* What you are asked to do:
Return exactly the lines that run from the beginning through the line containing "846, 891, 904];", both included, and no others.

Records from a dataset
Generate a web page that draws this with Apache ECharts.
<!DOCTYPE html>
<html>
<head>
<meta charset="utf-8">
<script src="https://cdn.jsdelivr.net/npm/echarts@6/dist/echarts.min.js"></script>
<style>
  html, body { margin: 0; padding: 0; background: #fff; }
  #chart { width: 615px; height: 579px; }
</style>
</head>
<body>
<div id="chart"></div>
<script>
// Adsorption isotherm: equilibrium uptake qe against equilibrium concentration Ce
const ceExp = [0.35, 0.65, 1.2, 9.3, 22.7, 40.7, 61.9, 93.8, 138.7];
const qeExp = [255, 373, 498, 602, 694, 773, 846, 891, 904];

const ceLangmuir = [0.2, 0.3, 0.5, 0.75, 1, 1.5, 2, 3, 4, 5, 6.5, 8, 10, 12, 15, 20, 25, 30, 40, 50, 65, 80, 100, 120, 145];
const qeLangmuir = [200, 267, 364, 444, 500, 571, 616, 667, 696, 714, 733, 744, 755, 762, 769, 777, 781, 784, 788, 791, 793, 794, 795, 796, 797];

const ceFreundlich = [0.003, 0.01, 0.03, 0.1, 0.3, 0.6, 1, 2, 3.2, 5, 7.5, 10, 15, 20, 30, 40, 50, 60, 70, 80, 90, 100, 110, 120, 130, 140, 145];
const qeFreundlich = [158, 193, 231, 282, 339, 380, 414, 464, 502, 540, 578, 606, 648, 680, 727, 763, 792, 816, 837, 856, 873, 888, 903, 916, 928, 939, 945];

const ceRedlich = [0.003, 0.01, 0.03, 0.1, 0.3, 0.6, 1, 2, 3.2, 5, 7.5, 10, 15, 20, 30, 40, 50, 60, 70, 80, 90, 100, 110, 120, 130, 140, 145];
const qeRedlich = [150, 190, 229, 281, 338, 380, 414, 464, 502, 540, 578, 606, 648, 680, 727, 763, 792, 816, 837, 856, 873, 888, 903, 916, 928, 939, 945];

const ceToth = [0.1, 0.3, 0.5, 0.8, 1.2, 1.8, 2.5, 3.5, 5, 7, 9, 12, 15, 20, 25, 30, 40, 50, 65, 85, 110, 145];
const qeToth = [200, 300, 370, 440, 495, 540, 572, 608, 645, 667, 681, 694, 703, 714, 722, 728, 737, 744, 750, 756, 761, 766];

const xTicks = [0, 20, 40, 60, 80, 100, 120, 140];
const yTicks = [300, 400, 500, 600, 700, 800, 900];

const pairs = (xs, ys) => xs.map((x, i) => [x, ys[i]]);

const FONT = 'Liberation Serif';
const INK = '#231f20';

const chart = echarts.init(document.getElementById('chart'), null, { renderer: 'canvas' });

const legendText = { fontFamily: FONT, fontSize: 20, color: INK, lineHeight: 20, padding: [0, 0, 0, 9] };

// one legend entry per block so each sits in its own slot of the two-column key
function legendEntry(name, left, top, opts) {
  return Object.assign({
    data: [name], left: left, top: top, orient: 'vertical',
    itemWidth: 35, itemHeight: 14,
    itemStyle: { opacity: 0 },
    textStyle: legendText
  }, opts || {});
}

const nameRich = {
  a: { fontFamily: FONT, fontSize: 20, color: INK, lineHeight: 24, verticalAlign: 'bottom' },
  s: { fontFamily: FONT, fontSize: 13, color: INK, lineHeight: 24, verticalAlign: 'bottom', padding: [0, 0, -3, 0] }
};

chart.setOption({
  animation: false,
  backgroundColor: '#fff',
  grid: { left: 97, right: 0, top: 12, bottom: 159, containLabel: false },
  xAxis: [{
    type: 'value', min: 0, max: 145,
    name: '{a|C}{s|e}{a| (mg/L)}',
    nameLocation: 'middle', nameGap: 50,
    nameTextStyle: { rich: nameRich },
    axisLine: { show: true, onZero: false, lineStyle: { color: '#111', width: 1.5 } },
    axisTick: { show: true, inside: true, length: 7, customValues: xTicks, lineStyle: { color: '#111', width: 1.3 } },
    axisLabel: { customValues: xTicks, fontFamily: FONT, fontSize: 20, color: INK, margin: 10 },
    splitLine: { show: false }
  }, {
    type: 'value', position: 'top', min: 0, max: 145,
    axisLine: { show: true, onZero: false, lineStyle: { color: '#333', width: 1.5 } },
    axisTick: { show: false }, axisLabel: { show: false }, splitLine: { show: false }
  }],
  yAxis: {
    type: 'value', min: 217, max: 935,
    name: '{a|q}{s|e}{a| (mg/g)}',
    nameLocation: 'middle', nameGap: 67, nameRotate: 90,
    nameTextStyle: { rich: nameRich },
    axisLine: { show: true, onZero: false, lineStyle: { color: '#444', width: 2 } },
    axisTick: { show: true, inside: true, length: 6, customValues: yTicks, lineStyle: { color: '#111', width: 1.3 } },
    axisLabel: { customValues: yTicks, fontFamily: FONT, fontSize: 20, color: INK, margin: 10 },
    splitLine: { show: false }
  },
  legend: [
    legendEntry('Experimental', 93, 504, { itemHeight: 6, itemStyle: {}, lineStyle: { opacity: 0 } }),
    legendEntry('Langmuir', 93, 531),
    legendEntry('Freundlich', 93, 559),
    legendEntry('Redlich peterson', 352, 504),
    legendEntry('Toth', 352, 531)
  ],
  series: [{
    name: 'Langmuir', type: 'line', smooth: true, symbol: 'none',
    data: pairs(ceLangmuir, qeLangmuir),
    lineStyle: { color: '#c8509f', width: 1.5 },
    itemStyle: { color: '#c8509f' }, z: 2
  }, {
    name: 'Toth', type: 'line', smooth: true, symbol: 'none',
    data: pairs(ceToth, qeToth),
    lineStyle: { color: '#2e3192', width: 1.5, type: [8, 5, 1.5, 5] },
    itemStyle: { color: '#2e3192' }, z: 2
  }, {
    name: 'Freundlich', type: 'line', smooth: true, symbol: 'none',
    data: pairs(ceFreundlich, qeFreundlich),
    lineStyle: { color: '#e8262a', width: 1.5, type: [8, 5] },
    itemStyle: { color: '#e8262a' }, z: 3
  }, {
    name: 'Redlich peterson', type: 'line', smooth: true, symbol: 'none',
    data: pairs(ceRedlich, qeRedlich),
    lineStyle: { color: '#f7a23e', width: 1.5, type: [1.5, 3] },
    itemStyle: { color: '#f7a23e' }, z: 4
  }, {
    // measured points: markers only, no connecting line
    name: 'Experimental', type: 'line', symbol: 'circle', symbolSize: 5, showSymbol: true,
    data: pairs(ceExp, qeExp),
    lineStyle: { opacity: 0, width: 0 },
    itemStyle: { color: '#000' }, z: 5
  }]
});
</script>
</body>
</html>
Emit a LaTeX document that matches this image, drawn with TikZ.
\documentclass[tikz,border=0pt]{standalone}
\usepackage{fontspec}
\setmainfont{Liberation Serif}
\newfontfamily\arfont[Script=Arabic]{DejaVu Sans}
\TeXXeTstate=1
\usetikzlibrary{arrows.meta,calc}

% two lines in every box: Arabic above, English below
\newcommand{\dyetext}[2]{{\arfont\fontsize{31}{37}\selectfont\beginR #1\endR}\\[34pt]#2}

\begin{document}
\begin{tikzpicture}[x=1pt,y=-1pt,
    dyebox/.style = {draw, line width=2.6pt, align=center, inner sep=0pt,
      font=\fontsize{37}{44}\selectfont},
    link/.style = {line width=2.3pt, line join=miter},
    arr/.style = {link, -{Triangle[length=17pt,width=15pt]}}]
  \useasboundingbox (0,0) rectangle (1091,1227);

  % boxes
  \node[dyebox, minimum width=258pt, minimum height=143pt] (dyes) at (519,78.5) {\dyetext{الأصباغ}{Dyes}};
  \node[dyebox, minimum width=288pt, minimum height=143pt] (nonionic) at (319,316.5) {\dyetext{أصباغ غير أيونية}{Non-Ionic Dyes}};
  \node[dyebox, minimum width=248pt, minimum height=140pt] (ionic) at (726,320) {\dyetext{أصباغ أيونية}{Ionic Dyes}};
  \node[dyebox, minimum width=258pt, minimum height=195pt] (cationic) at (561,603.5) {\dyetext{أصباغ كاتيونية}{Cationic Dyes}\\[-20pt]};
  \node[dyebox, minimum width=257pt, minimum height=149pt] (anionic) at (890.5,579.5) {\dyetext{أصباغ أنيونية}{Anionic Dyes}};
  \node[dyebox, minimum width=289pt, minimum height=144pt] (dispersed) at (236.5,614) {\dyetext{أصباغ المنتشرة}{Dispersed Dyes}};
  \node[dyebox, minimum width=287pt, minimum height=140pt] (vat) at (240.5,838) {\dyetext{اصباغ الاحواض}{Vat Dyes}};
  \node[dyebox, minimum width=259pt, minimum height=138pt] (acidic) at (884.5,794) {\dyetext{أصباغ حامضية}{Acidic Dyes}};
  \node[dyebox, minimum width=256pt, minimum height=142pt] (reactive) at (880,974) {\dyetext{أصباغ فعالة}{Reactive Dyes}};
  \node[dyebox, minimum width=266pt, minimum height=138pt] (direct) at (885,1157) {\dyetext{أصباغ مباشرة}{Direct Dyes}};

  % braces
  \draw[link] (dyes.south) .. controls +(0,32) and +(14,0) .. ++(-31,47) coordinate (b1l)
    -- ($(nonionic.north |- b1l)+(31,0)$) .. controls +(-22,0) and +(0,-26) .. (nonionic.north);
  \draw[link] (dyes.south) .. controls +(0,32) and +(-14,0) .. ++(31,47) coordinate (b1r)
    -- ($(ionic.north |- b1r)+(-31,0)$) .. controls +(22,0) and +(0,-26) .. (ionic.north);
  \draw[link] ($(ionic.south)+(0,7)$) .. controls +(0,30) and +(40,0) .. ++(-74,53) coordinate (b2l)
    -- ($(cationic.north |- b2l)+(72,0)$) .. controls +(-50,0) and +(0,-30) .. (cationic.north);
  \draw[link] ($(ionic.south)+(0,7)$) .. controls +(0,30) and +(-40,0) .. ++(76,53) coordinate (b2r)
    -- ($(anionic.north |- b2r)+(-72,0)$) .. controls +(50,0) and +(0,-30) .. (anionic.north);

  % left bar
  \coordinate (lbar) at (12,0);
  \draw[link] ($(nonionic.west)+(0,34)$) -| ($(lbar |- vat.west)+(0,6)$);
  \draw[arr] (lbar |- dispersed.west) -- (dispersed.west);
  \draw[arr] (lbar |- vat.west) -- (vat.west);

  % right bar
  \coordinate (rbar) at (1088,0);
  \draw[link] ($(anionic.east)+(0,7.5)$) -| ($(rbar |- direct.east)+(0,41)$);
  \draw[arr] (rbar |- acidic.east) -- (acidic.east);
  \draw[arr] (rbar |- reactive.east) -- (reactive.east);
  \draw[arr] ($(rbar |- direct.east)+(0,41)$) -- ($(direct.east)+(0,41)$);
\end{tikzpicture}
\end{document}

* Answer to the task:
Generate a web page that draws this with Apache ECharts.
<!DOCTYPE html>
<html>
<head>
<meta charset="utf-8">
<script src="https://cdn.jsdelivr.net/npm/echarts@6/dist/echarts.min.js"></script>
<style>
  html, body { margin: 0; padding: 0; background: #fff; }
  #chart { width: 615px; height: 579px; }
</style>
</head>
<body>
<div id="chart"></div>
<script>
// Adsorption isotherm: equilibrium uptake qe against equilibrium concentration Ce
const ceExp = [0.35, 0.65, 1.2, 9.3, 22.7, 40.7, 61.9, 93.8, 138.7];
const qeExp = [255, 373, 498, 602, 694, 773, 846, 891, 904];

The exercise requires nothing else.